Although the national budget is now apparently $12 billion in debt, a welter of state governments are pressing the federal government for support to build new freeways. The Victorian Government has just pledged its support to the $9 billion East-West Link, and has called for the federal government to chip in. Meanwhile, Sydney’s WestConnex project to extend the M4 and M5 freeways has a price somewhere in the $10—13 billion range, and they want support too.
Justifying such expenditure has seen old freeway myths dusted off and foisted again on the general public by politicians, the popular media, and road experts who ought to know better. Myths such as “freeways will reduce urban congestion” and “freeways lower greenhouse gas emissions”. Myths that congestion is a major drag on the economy and freeways will provide more amenity to the outer suburbs.
Transport research and bitter experience have long since laid these claims to rest, but somehow the evidence has been overlooked.
Myth #1: New freeways reduce congestion
Not only is this not true, but new freeways increase overall road use and contribute to worsening congestion. If you want to reduce road congestion — an understandably popular goal in our car-dependent capital cities — the only viable option is to reduce the demand for road space.
Not only does international research support this fact, local anecdotal experiences reflect it. We are living through an era of urban freeway building, yet congestion is worsening and travel times are lengthening.
Why does this happen? New roads don’t just divert existing traffic but also attract new users and keep on doing so until they reach capacity. In transport planning jargon, this is the effect of “induced traffic”. The more roads you build, the more traffic you have.
There are also associated effects that flow on from building freeways, such as land use decisions that then reinforce car use and car-dependency.
Myth #2: Faster speeds reduce fuel consumption and lower emissions
Given the problem of induced traffic within traffic systems, theoretical savings of fuel and emissions will never eventuate in practice. Cars will not go faster or drive more smoothly, and fuel will not be saved.
Of all the major climate change strategies in the world for transport, none have seriously advocated freeway construction as a way to curb vehicle emissions. Why? It would not work.
Essentially, this is a logical fallacy that assumes what holds true at the individual scale - driving more smoothly reduces emissions - holds true at the systemic scale.
Myth #3. Freeways help outer-suburban communities
If we define increased equity as giving people in the outer suburbs the right to reach CBD-bound congestion sooner, then this claim might be true.
But by any conventional definition, the inequitable access to mobility in the outer suburbs is a result of making those places car dependent. Governments have failed to provide high-quality public transport in, to and from these areas. There is little or no cycle infrastructure, and services within walking distance are rare. Addressing those problems would do far more to provide equity for the outer suburbs.

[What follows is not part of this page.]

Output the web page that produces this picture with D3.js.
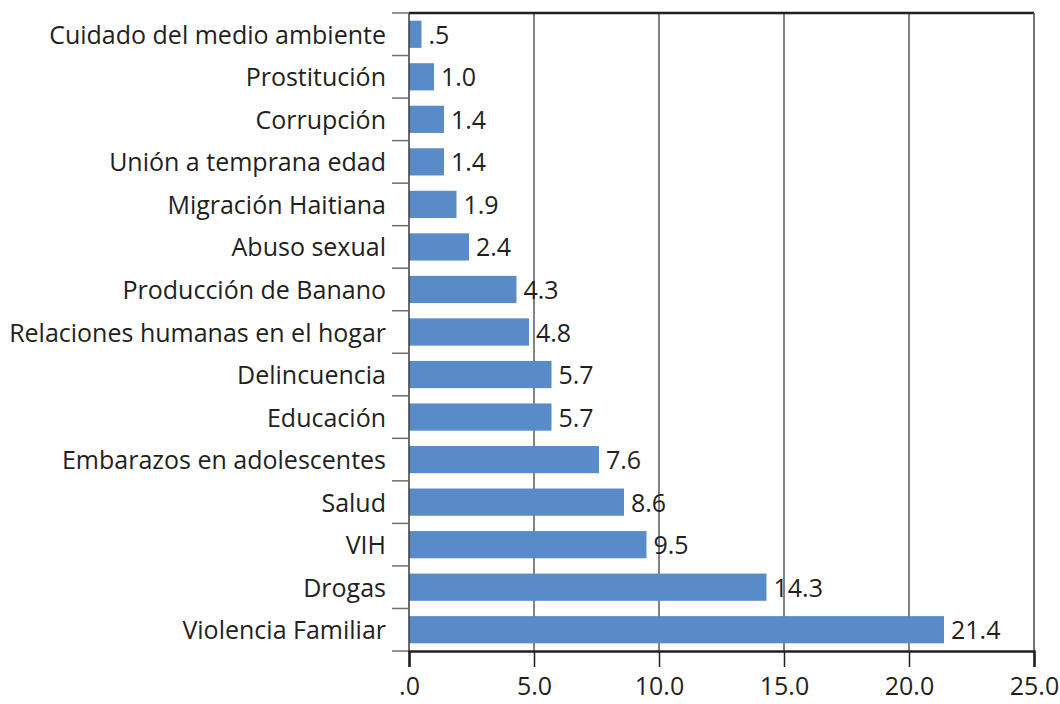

Inequitable access to education, health, and transport services, especially those needed by young families, is a major issue in our growing cities; its is difficult to see how expenditure on major freeways will meaningfully address these problems.
Myth #4: Road congestion is a drain on the economy
In debates over the value of road funding, some very high estimates of congestion costs are circulated; see, for example, the estimated $9.4 billion cost for Australia’s congestion in 2005.
On a per capita basis for the nation, this is an extraordinary amount for being delayed in traffic. So if there was no congestion, would the economy financially benefit to this extent? No, because personal travel time isn’t included as part of the GDP. So we don’t know what the net economic benefits of reduced congestion would be, but they would be considerably less than the aforementioned costs.
Even if freeway building were to reduce congestion (see myth #1), that reduced congestion would not likely add much to the economy.
To be fair, many of the reports in question recognise the limits of these types of assumptions, but their necessary caveats never seem to make in into the media coverage.
Do we really want to stop congestion anyway?
Controversially, congestion might not be the problem, but a part of the solution.
Road congestion performs a crude but effective role — it is a disincentive to road use because of the personal costs it imposes on drivers. Getting stuck in traffic jams makes us consider other ways - or times - to travel.
This kind of “demand control” of road use can also be achieved by congestion charging. You can see this in London and Singapore, where car commuters pay more if they want to drive on heavily-used roads at times when they’re popular.
If we do want to reduce congestion, this is an effective way to do it; more effective than building freeways. But toll roads, road access charging, and road congestion charging are deeply unpopular in the community and among elected politicians (how do you cut the ribbon on a congestion charge?) and are unlikely to become widespread any time soon.
Rather than investing in new freeways under the false promise that road congestion will be relieved, there is a case for letting congestion perform another task. Congestion can give us an incentive to think about other investments in transport, namely in public and active transport, as a way to effectively reduce the number of cars on our roads and provide viable alternatives to spending ever-increasing time inside slowly moving vehicles.